By porkpie on 2/17/2010 4:02:20 PM , Rating: 3
Grabo, please try to think clearly. The statement "man is affecting climate" is a positive, not a negative. It requires support. That support can ONLY come by understanding a system well enough to eliminate natural variability.

Now (and here comes the part that requires more than a room temperature IQ, so follow closely) if a scientist says "we don't understand the system well enough to explain it", they ARE saying it could be natural variablity. It's the same thing.

They are NOT saying "it has to be anthropogenic". The'yre not even saying the obverse, which is "it has to be natural". They're saying "we don't understand, so it could be either".

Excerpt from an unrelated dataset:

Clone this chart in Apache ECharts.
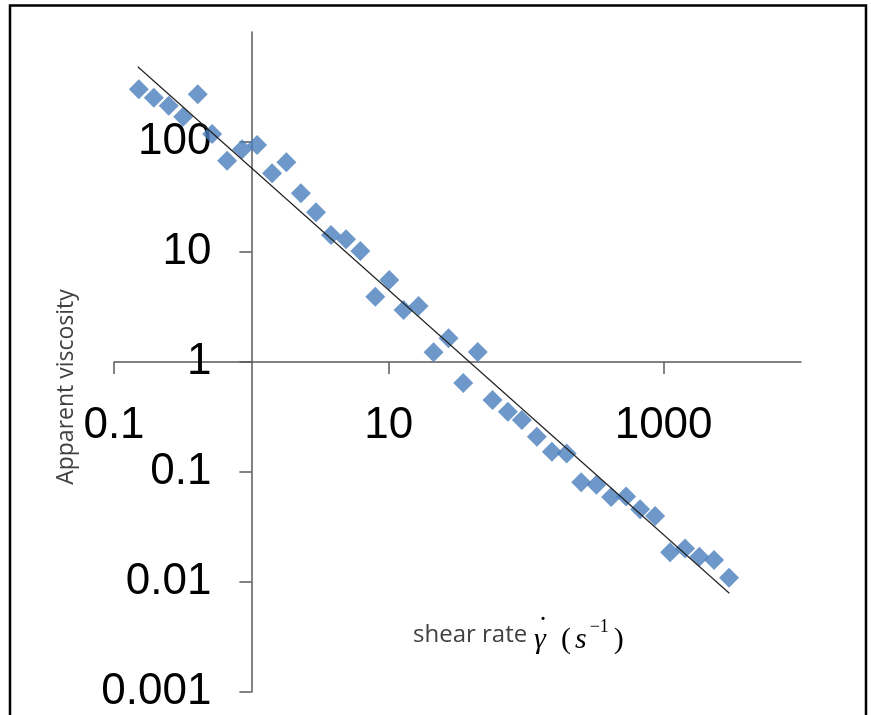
<!DOCTYPE html>
<html>
<head>
<meta charset="utf-8">
<script src="https://cdn.jsdelivr.net/npm/echarts@6/dist/echarts.min.js"></script>
<style>
html,body{margin:0;padding:0;background:#fff;}
#chart{width:871px;height:715px;}
</style>
</head>
<body>
<div id="chart"></div>
<script>
// Shear rate (1/s)
const shearRate = [0.1515,0.1948,0.2503,0.3187,0.4069,0.5179,0.6656,0.8556,1.100,1.414,
  1.797,2.291,2.954,3.798,4.883,6.205,7.977,10.08,12.81,16.47,
  21.18,27.22,34.83,44.39,56.88,73.57,93.05,119.6,153.8,197.0,
  251.2,324.6,415.1,533.7,674.8,867.6,1115,1433,1822,2330,2995];
// Apparent viscosity
const viscosity = [301.3,252.7,213.8,169.8,271.4,118.2,67.6,85.8,93.9,51.9,
  65.5,34.2,22.96,14.27,13.05,10.21,3.92,5.57,2.97,3.23,
  1.225,1.643,0.644,1.233,0.4513,0.3533,0.2970,0.2094,0.1529,0.1473,
  0.0806,0.0766,0.0593,0.0599,0.0458,0.0398,0.0186,0.0202,0.0170,0.01585,0.01094];
// Power-law trend line end points
const trendX = [0.149, 3009];
const trendY = [483.7, 0.00789];
// Axes
const xRange = [0.1, 10000];
const yRange = [0.001, 1000];
const xTickValues = [0.1, 10, 1000];
const xTickLabels = ['0.1', '10', '1000'];
const yTickValues = [0.001, 0.01, 0.1, 1, 10, 100];
const yTickLabels = ['0.001', '0.01', '0.1', '1', '10', '100'];
const crossX = 1, crossY = 1;

const G = {left: 114, top: 32, width: 687, height: 660};
const lg = Math.log10;
const xAxisOffset = -G.height * (lg(yRange[1]) - lg(crossY)) / (lg(yRange[1]) - lg(yRange[0]));
const yAxisOffset = -G.width * (lg(crossX) - lg(xRange[0])) / (lg(xRange[1]) - lg(xRange[0]));

function labelFor(vals, labels) {
  return function (v) {
    let best = 0, bd = Infinity;
    vals.forEach((t, i) => { const d = Math.abs(lg(v) - lg(t)); if (d < bd) { bd = d; best = i; } });
    return bd < 0.01 ? labels[best] : '';
  };
}

const axisColor = '#595959';
const serif = 'Liberation Serif';
const chart = echarts.init(document.getElementById('chart'), null, {renderer: 'canvas'});
chart.setOption({
  animation: false,
  backgroundColor: '#ffffff',
  grid: Object.assign({containLabel: false, outerBoundsMode: 'none'}, G),
  xAxis: {
    type: 'log', logBase: 10, min: xRange[0], max: xRange[1],
    position: 'bottom', offset: xAxisOffset,
    axisLine: {show: true, onZero: false, lineStyle: {color: axisColor, width: 1.5}},
    axisTick: {show: true, inside: false, length: 12, customValues: xTickValues, lineStyle: {color: axisColor, width: 1.5}},
    axisLabel: {show: true, customValues: xTickValues, margin: 42, fontFamily: 'Liberation Sans', fontSize: 44, color: '#000',
      formatter: labelFor(xTickValues, xTickLabels)},
    splitLine: {show: false}, minorTick: {show: false}
  },
  yAxis: {
    type: 'log', logBase: 10, min: yRange[0], max: yRange[1],
    position: 'left', offset: yAxisOffset,
    axisLine: {show: true, onZero: false, lineStyle: {color: axisColor, width: 1.5}},
    axisTick: {show: true, inside: false, length: 12, customValues: yTickValues, lineStyle: {color: axisColor, width: 1.5}},
    axisLabel: {show: true, customValues: yTickValues, margin: 40, fontFamily: 'Liberation Sans', fontSize: 44, color: '#000',
      formatter: labelFor(yTickValues, yTickLabels)},
    splitLine: {show: false}, minorTick: {show: false}
  },
  series: [
    {
      type: 'scatter', symbol: 'diamond', symbolSize: 20,
      itemStyle: {color: '#4A7EBB'},
      data: shearRate.map((x, i) => [x, viscosity[i]]),
      z: 2
    },
    {
      type: 'line', showSymbol: false, symbol: 'none', silent: true,
      lineStyle: {color: '#222', width: 1.2},
      data: trendX.map((x, i) => [x, trendY[i]]),
      z: 3
    }
  ],
  graphic: [
    {type: 'rect', shape: {x: 10, y: 5.5, width: 856, height: 730}, style: {fill: null, stroke: '#000', lineWidth: 2.5}, z: 10},
    {type: 'text', x: 66, y: 387, rotation: Math.PI / 2,
      style: {text: 'Apparent viscosity', fontFamily: 'Open Sans', fontSize: 23, fill: '#404040', align: 'center', verticalAlign: 'middle'}},
    {type: 'text', x: 413, y: 635,
      style: {text: 'shear rate', fontFamily: 'Open Sans', fontSize: 24, fill: '#404040', align: 'left', verticalAlign: 'middle'}},
    {type: 'text', x: 540, y: 640,
      style: {text: 'γ', fontFamily: serif, fontStyle: 'italic', fontSize: 30, fill: '#000', align: 'center', verticalAlign: 'middle'}},
    {type: 'text', x: 543, y: 629,
      style: {text: '˙', fontFamily: serif, fontSize: 30, fill: '#000', align: 'center', verticalAlign: 'middle'}},
    {type: 'text', x: 561, y: 640,
      style: {text: '{p|(}{s|s}{sup|−1}{p|)}', align: 'left', verticalAlign: 'middle',
        rich: {
          p: {fontFamily: serif, fontSize: 30, fill: '#000', lineHeight: 44},
          s: {fontFamily: serif, fontStyle: 'italic', fontSize: 30, fill: '#000', lineHeight: 44, padding: [0, 0, 0, 4]},
          sup: {fontFamily: serif, fontSize: 18, fill: '#000', lineHeight: 24, verticalAlign: 'top', padding: [0, 5, 0, 3]}
        }}}
  ]
});
</script>
</body>
</html>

Did you follow that this time, or should I rephrase it in smaller words?

RE: Wha-wha-what?
By jbartabas on 2/17/2010 4:15:05 PM , Rating: 2
Did you read the paper?

RE: Wha-wha-what?
By Grabo on 2/18/2010 5:34:56 AM , Rating: 1
They do, in fact, not seem to mention the word 'natural variability', or 'man-made' for that matter, in the news release.

They're saying "we don't understand, so it could be either

Almost. They're saying, "we don't entirely understand this, more research is required".

The only thing hinting either way is Curry's comment, for whatever it is worth (something we don't know as we haven't heard the outrage or agreeing murmur of any other team-member).

You seem seem stuck on "the changes could be due to natural variances" = "the changes are probably due to natural variances".
You don't write that outright, but phrases such as "well-known AGW activist" and "and then found out it could be due to natural variances" "not surprising they'd change their minds eh" and everything else you've written to this blog post suggests as much.

You still haven't backed up your claim that the MSNBC are biased.